▼

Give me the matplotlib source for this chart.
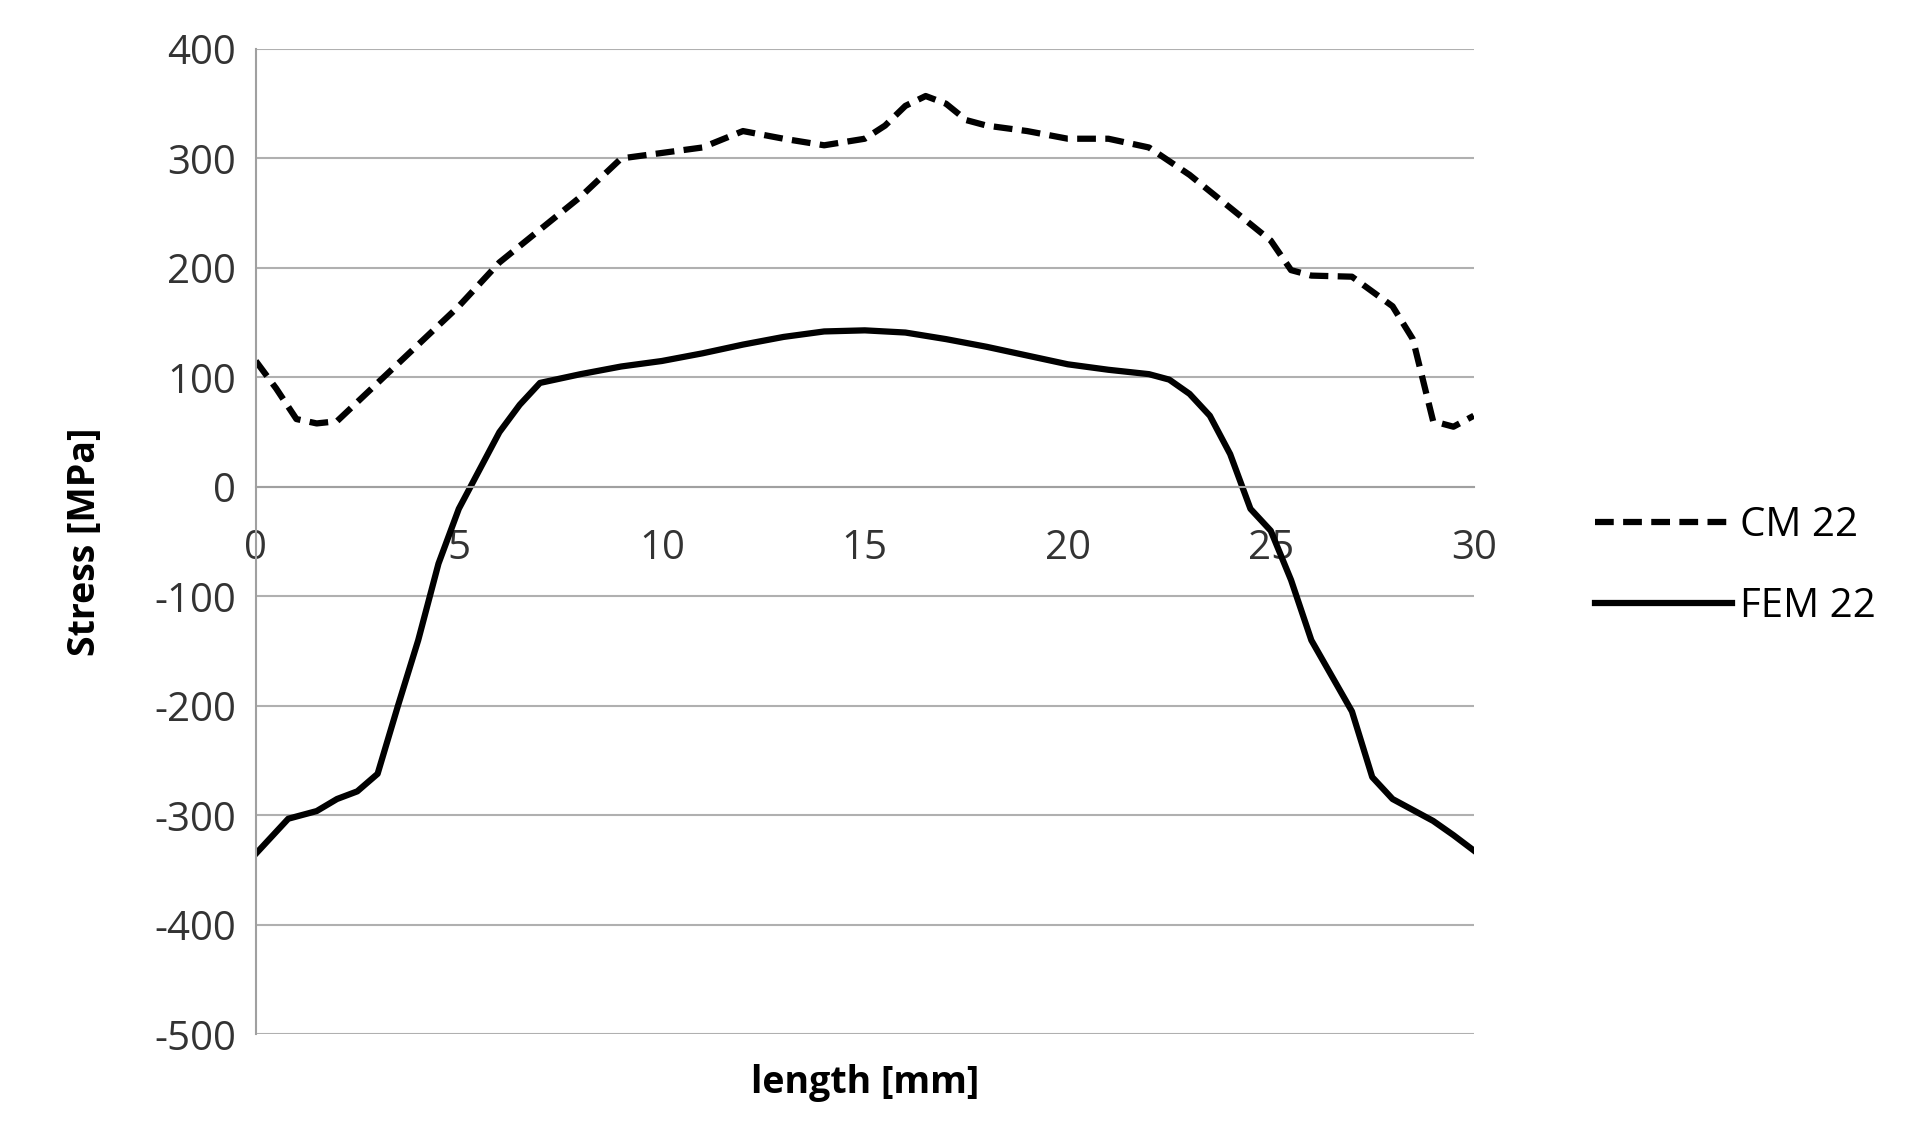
import matplotlib
matplotlib.use("Agg")
import matplotlib.pyplot as plt

cm_x = [0,0.5,1,1.5,2,3,4,5,6,7,8,9,10,11,12,13,14,15,15.5,16,16.5,17,17.5,18,19,20,21,22,23,24,25,25.5,26,27,28,28.5,29,29.5,30]
cm_y = [115,90,62,58,60,95,130,165,205,235,265,300,305,310,325,318,312,318,330,348,357,350,335,330,325,318,318,310,285,255,225,198,193,192,165,135,60,55,65]
fem_x = [0,0.5,0.8,1.5,2,2.5,3,3.5,4,4.5,5,5.5,6,6.5,7,8,9,10,11,12,13,14,15,16,17,18,19,20,21,22,22.5,23,23.5,24,24.5,25,25.5,26,27,27.5,28,29,29.5,30]
fem_y = [-335,-315,-303,-296,-285,-278,-262,-200,-140,-70,-20,15,50,75,95,103,110,115,122,130,137,142,143,141,135,128,120,112,107,103,98,85,65,30,-20,-40,-85,-140,-205,-265,-285,-305,-318,-332]
xticks = [0,5,10,15,20,25,30]
yticks = [400,300,200,100,0,-100,-200,-300,-400,-500]

plt.rcParams['font.family'] = ['Open Sans', 'DejaVu Sans']
plt.rcParams['axes.unicode_minus'] = False
fig = plt.figure(figsize=(19.09, 11.38), dpi=100)
ax = fig.add_axes([0.134, 0.091, 0.638, 0.866])
ax.plot(cm_x, cm_y, color='black', lw=4.5, ls=(0, (3, 1.5)), label='CM 22')
ax.plot(fem_x, fem_y, color='black', lw=4.5, label='FEM 22')
ax.set_xlim(0, 30)
ax.set_ylim(-500, 400)
ax.set_yticks(yticks)
ax.set_xticks(xticks)
ax.grid(axis='y', color='#b0b0b0', lw=1.5)
ax.set_axisbelow(True)
for s in ['top', 'right']:
    ax.spines[s].set_visible(False)
ax.spines['bottom'].set_position(('data', 0))
ax.spines['bottom'].set_color('#a0a0a0')
ax.spines['left'].set_color('#a0a0a0')
ax.spines['bottom'].set_linewidth(1.5)
ax.spines['left'].set_linewidth(1.5)
ax.tick_params(length=0, labelsize=29, colors='#333333', pad=14)
ax.tick_params(axis='x', pad=30)
ax.set_ylabel('Stress [MPa]', fontsize=27, fontweight='bold')
ax.set_xlabel('length [mm]', fontsize=27, fontweight='bold')
ax.yaxis.set_label_coords(-0.125, 0.5)
ax.xaxis.set_label_coords(0.5, -0.03)
ax.legend(loc='center left', bbox_to_anchor=(1.07, 0.475), frameon=False, fontsize=29,
          handlelength=3.4, labelspacing=1.0, handletextpad=0.2)
fig.savefig('out.png', dpi=100)
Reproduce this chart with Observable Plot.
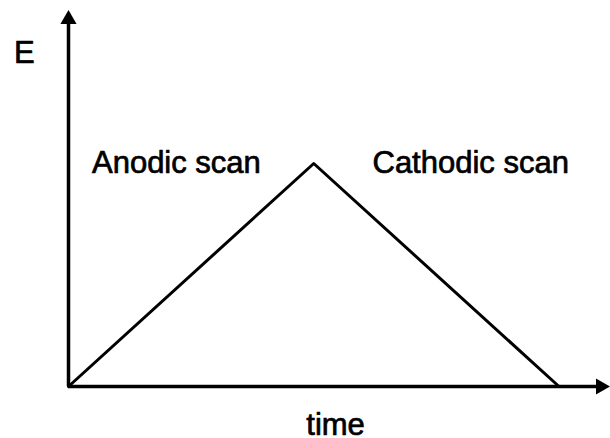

▲

**WORK TO COMPLETE:**
Extract each line holding the string "this".

**EXERCISE SOLUTION:**
Give me the matplotlib source for this chart.
Reproduce this chart with Observable Plot.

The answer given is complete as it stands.